Palm shares fell 7.7 percent after the company revealed on Thursday that its partner Sprint Nextel was selling fewer Pre and Pixi devices than expected and that Palm planned a marketing blitz to stimulate demand.
The smartphone market teems with rivals, from pacesetters Apple Inc and Research in Motion Ltd, to a growing number of new entrants, such as Dell Inc.
Investors are worried about Palm's hefty costs as it tries to turn around its business and about increasing competition from phones at Sprint, the only U.S. operator that sells the Pre and Pixi phones.
Palm's report contrasted with stronger-than-expected results at Research In Motion, which also forecast strong demand for the current quarter.
On a conference call with analysts, Palm cited lower-than-expected demand among Sprint customers, who also had a choice of Android phones from HTC Corp and Samsung Electronics.
The company said it shipped a total of 783,000 smartphone units during the quarter, up 41 percent from last year and better than many analysts expected.
But smartphone sellthrough units -- which reflect how many phones actually end up in consumers' hands -- totaled only 573,000, which was down 4 percent from the year-earlier period and 29 percent lower than the previous three months.
Palm's smartphone average selling price was $375 in the November quarter, down from $427 last quarter, reflecting last month's launch of the lower-cost Pixi.
Still, Palm reaffirmed its fiscal 2010 forecast for revenue of $1.6 billion to $1.8 billion, and Chief Executive Jon Rubinstein said the company plans to spend aggressively and ramp up marketing to push its devices. Palm said its main priority is to grow market share.
We need to work very hard to get the word out and get people to understand why our products are better than the competition's.
C.L. King analyst Lawrence Harris said the company's rivals are showing momentum.
Google with their Android software appears to be gaining traction. Over the next couple of months a longer-term issue is how they address this competitor.
Palm reported a net loss of $81.9 million, or 54 cents a share, in its fiscal second quarter ended November 30, versus a year-ago net loss of $506.2 million, or $4.64 a share.
Excluding items, Palm posted a loss or 37 cents a share, which was wider than the average analyst forecast for a loss of 32 cents, according to Thomson Reuters I/B/E/S.
Palm is pushing phones based on its new webOS mobile software, and some analysts are impatient for the company to launch with new carriers.
Number one, when do they sign more carriers beyond Sprint here in the U.S? said Shaw Wu, an analyst at Kaufman Bros. adding, At what time can they leverage their spending?
Palm said on Thursday only that it will be launching with new carriers in the near future.
Some analysts expects Palm to announce plans at the Consumer Electronics show in January for Verizon Wireless to sell one of its phones. Verizon Wireless is a venture of Verizon Communications Inc and Vodafone Group Plc.

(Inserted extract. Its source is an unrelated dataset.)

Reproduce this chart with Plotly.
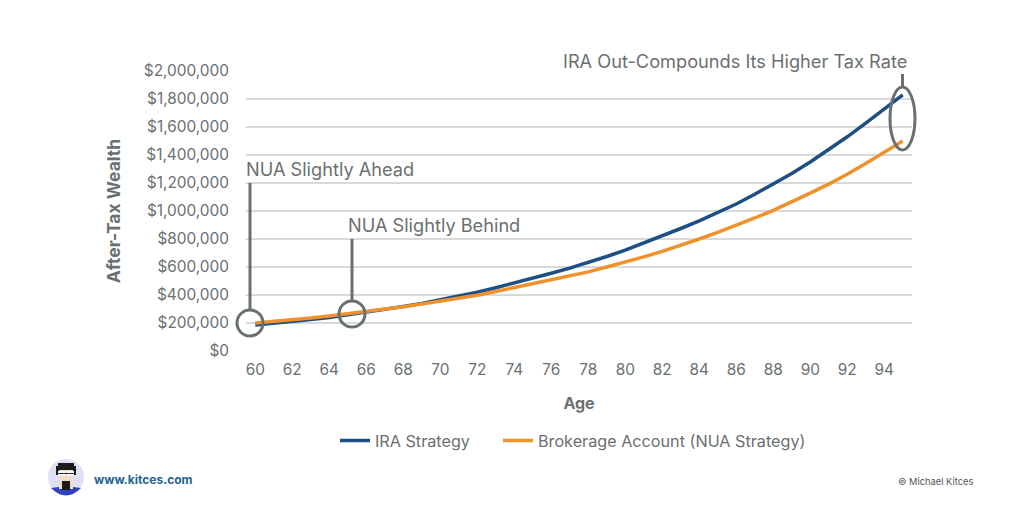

Palm's shares are extremely volatile and have been a favorite of short-sellers. The company is frequently mentioned as an acquisition target.
Shares of Sunnyvale, California-based Palm closed at $11.72 on the Nasdaq and fell to $10.82 in extended trading. Shares of Palm are up more than three-fold this year, but down more than 30 percent from a 2009 peak reached in September.